Haïti : « C’est aux paysans de forger leur propre destin »

Baselais Philismon fait partie de la centaine d’animateurs du Mouvement paysan Papaye (MPP) en charge de suivre la vie des groupements, ces collectifs paysans qui façonnent la vie du mouvement. Il est partie prenante de notre projet « Renfo lavi paysan » (renforcement de la vie paysanne en créole) qui fait le lien entre justice sociale et justice environnementale.

Comment intervenez-vous dans l’action menée par le MPP et Frères des Hommes ?

J’accompagne les groupements pour qu’ils se saisissent des activités du projet et les mettent en musique de la meilleure des façons. C’est un projet qui vient renforcer les groupements dans leur façon de s’organiser et dans leurs activités agricoles habituelles. Par exemple un groupement « spécialisé » dans l’élevage, le projet va le renforcer dans l’élevage et ainsi de suite.

Comment ce projet veut il parvenir à un modèle d’autosuffisance alimentaire ?

Nous sensibilisons les paysans à la consommation des produits locaux, parce que nos marchés sont envahis par des produits importés. Il faut qu’ils consomment leur propre production, ce que nous appelons au MPP l’agriculture paysanne. Cette sensibilisation a lieu dans des assemblées locales qui réunissent plusieurs dizaines de paysans.

Pourquoi est-il important de se regrouper en collectif ?

C’est capital, quand on est seul on s’éparpille. Se regrouper veut dire pouvoir se former ensemble, donc mieux comprendre la société et agir pour le changement social.

Pourquoi vous mobiliser pour protéger l’environnement ?

Quand on vit dans un environnement abîmé, quand les arbres qui nous donnent de l’oxygène sont abattus, la pollution devient plus importante, elle attaque les gens et les animaux. Il faut sensibiliser les citoyens, ils doivent prendre conscience de cette situation et agir pour que l’environnement soit préservé.
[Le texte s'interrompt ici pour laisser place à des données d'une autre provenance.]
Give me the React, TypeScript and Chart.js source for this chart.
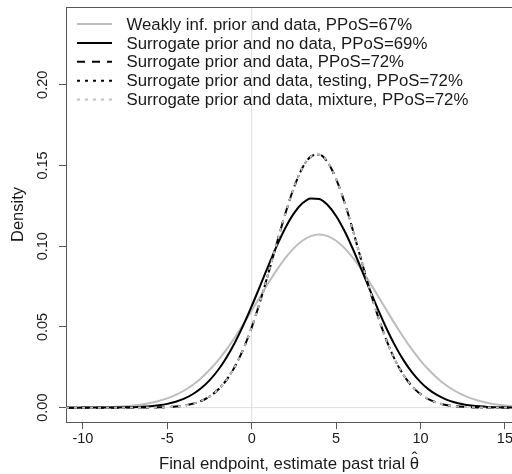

Cela implique aussi d’avoir des dirigeants responsables, qui vont mettre à disposition des habitants des services de base pour qu’ils restent dans la communauté et se mobilisent ensemble pour la protection de l’environnement. La formation des paysans est très importante pour qu’ils comprennent par exemple l’importance de gérer ses déchets ou les conséquences du plastique dans l’environnement. L’air, l’eau, les poissons que nous consommons peuvent être touchés, la pollution peut causer la mort. Nous faisons partie de l’environnement, tout ce qui est vivant fait partie de l’environnement.

Est-ce que vous avez le sentiment d’être allié avec le MPP ?
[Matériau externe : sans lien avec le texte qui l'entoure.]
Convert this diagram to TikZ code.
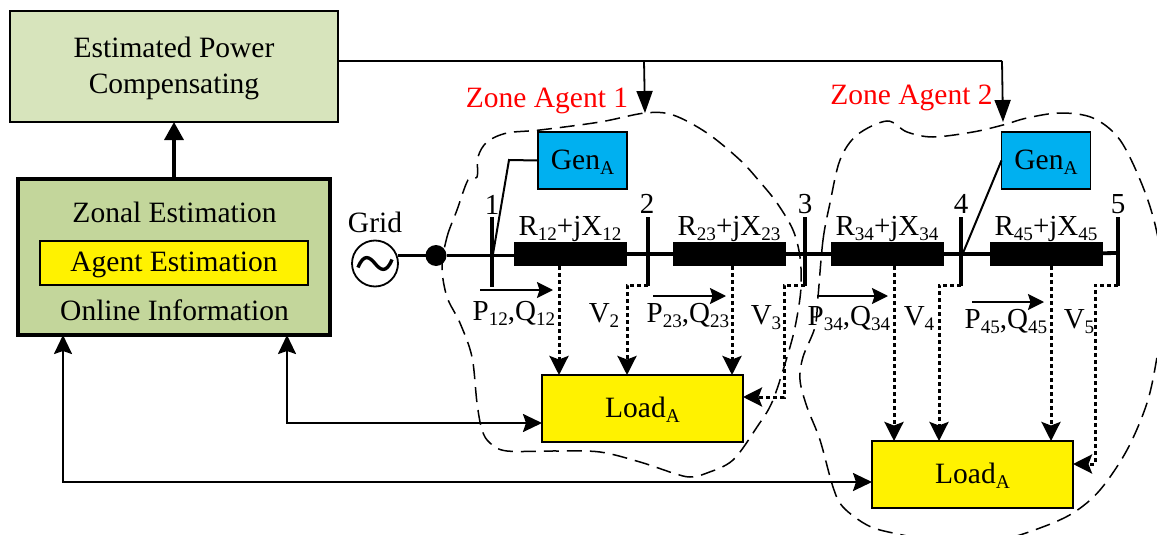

Je ne dirai pas que je suis allié du MPP, mais plutôt uni avec MPP. Le mouvement défend les paysans, je suis un paysan, ça me donne le sentiment d’être en union avec lui, avec ses principes, avec sa philosophie.

Quel est l’obstacle principal au développement des paysans ? Comment peuvent-ils changer leur situation ?

L’un des obstacles majeurs au développement des paysans c’est leur division. Même si le MPP accompagne de nombreux groupements beaucoup de paysans n’en sont pas encore membres. Quand ils ne sont pas membres d’un groupement, ils ne sont pas acteurs, ils peuvent être manipulables, comme quand par exemple des hommes politiques les corrompent pour mille gourdes. C’est par la sensibilisation, par la formation qu’ils intègreront des groupements, qu’ils deviendront acteurs, qu’ils deviendront conscients de leur situation. Personne n’est né dans la pauvreté. Certaines églises ont un discours qui consiste à dire que plus on est pauvre dans sa vie plus on sera riche au paradis. C’est aux associations à montrer aux paysans que rien n’est écrit, que c’est à eux de forger leur propre destin.

Votre espoir pour les paysans du Haut plateau central ?

Même si beaucoup quittent les campagnes, mon espoir c’est de les faire rester.

Pour Haïti ?

Ils sont nombreux à dire qu’il n’y a plus rien à faire, mais je pense le contraire. Tout ce qu’a fait l’Homme, il peut le défaire. C’est l’Homme qui a mis le pays dans cette situation. Il nous faut quelqu’un de conscient, capable de prendre en main le destin du pays en faveur de ceux en situation de vulnérabilité. C’est aux organisations de ce pays à se mettre ensemble et construire un vrai mouvement social pour pousser vers ce changement.